#### Data provided ####
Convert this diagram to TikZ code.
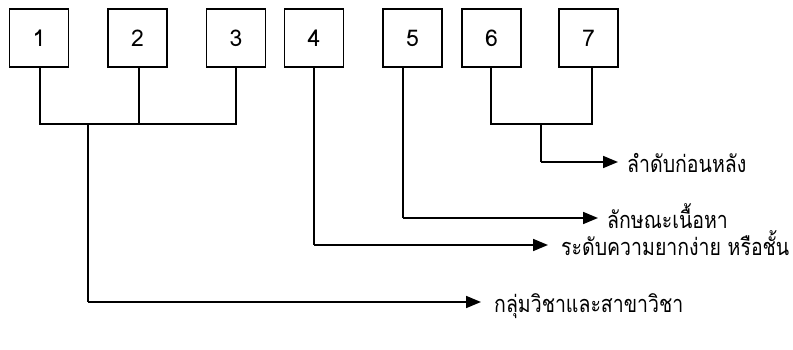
\documentclass[tikz,border=0pt]{standalone}
\usepackage{fontspec}
\newfontfamily\thaifont[Script=Thai,FakeStretch=0.83]{Loma}
\newfontfamily\digitfont{Loma}
\usetikzlibrary{arrows.meta}
\begin{document}
\begin{tikzpicture}[x=1pt,y=-1pt,
  numbox/.style={draw,line width=1.5pt,minimum width=59pt,minimum height=58pt,inner sep=0pt,font=\digitfont\fontsize{23}{25}\selectfont},
  lbl/.style={anchor=base west,inner sep=0pt,font=\thaifont\fontsize{23.5}{26}\selectfont},
  conn/.style={line width=1.7pt},
  arr/.style={line width=1.7pt,-{Triangle[length=15pt,width=12pt]}}]
\useasboundingbox (0,0) rectangle (793,350);
\node[numbox] (b1) at (39,38) {1};
\node[numbox] (b2) at (137.5,38) {2};
\node[numbox] (b3) at (236,38) {3};
\node[numbox] (b4) at (314,38) {4};
\node[numbox] (b5) at (412.5,38) {5};
\node[numbox] (b6) at (491.5,38) {6};
\node[numbox] (b7) at (588.5,38) {7};
\coordinate (j1) at (40,124);
\coordinate (j2) at (139,124);
\coordinate (j3) at (236,124);
\coordinate (s1) at (88,124);
\coordinate (e1) at (88,302);
\coordinate (e4) at (314,245);
\coordinate (e5) at (403,218);
\coordinate (j6) at (491,124);
\coordinate (j7) at (592,124);
\coordinate (s6) at (541,124);
\coordinate (e6) at (541,162);
\coordinate (p1) at (481,302);
\coordinate (p4) at (548,245);
\coordinate (p5) at (598,218);
\coordinate (p6) at (618,162);
\node[lbl] (t1) at (494,312) {กลุ่มวิชาและสาขาวิชา};
\node[lbl] (t4) at (561,255) {ระดับความยากง่าย หรือชั้น};
\node[lbl] (t5) at (607,228) {ลักษณะเนื้อหา};
\node[lbl] (t6) at (627,172) {ลำดับก่อนหลัง};
\draw[conn] (b1.south -| j1) -- (j1) -- (j3) -- (b3.south -| j3);
\draw[conn] (b2.south -| j2) -- (j2);
\draw[conn] (s1) -- (e1);
\draw[arr] (e1) -- (p1);
\draw[conn] (b4.south) -- (e4);
\draw[arr] (e4) -- (p4);
\draw[conn] (b5.south -| e5) -- (e5);
\draw[arr] (e5) -- (p5);
\draw[conn] (b6.south -| j6) -- (j6) -- (j7) -- (b7.south -| j7);
\draw[conn] (s6) -- (e6);
\draw[arr] (e6) -- (p6);
\end{tikzpicture}
\end{document}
####
◆ Your task
Repeat the material above verbatim. Leave the pictures behind.

◆ In response
Convert this diagram to TikZ code.
\documentclass[tikz,border=0pt]{standalone}
\usepackage{fontspec}
\newfontfamily\thaifont[Script=Thai,FakeStretch=0.83]{Loma}
\newfontfamily\digitfont{Loma}
\usetikzlibrary{arrows.meta}
\begin{document}
\begin{tikzpicture}[x=1pt,y=-1pt,
  numbox/.style={draw,line width=1.5pt,minimum width=59pt,minimum height=58pt,inner sep=0pt,font=\digitfont\fontsize{23}{25}\selectfont},
  lbl/.style={anchor=base west,inner sep=0pt,font=\thaifont\fontsize{23.5}{26}\selectfont},
  conn/.style={line width=1.7pt},
  arr/.style={line width=1.7pt,-{Triangle[length=15pt,width=12pt]}}]
\useasboundingbox (0,0) rectangle (793,350);
\node[numbox] (b1) at (39,38) {1};
\node[numbox] (b2) at (137.5,38) {2};
\node[numbox] (b3) at (236,38) {3};
\node[numbox] (b4) at (314,38) {4};
\node[numbox] (b5) at (412.5,38) {5};
\node[numbox] (b6) at (491.5,38) {6};
\node[numbox] (b7) at (588.5,38) {7};
\coordinate (j1) at (40,124);
\coordinate (j2) at (139,124);
\coordinate (j3) at (236,124);
\coordinate (s1) at (88,124);
\coordinate (e1) at (88,302);
\coordinate (e4) at (314,245);
\coordinate (e5) at (403,218);
\coordinate (j6) at (491,124);
\coordinate (j7) at (592,124);
\coordinate (s6) at (541,124);
\coordinate (e6) at (541,162);
\coordinate (p1) at (481,302);
\coordinate (p4) at (548,245);
\coordinate (p5) at (598,218);
\coordinate (p6) at (618,162);
\node[lbl] (t1) at (494,312) {กลุ่มวิชาและสาขาวิชา};
\node[lbl] (t4) at (561,255) {ระดับความยากง่าย หรือชั้น};
\node[lbl] (t5) at (607,228) {ลักษณะเนื้อหา};
\node[lbl] (t6) at (627,172) {ลำดับก่อนหลัง};
\draw[conn] (b1.south -| j1) -- (j1) -- (j3) -- (b3.south -| j3);
\draw[conn] (b2.south -| j2) -- (j2);
\draw[conn] (s1) -- (e1);
\draw[arr] (e1) -- (p1);
\draw[conn] (b4.south) -- (e4);
\draw[arr] (e4) -- (p4);
\draw[conn] (b5.south -| e5) -- (e5);
\draw[arr] (e5) -- (p5);
\draw[conn] (b6.south -| j6) -- (j6) -- (j7) -- (b7.south -| j7);
\draw[conn] (s6) -- (e6);
\draw[arr] (e6) -- (p6);
\end{tikzpicture}
\end{document}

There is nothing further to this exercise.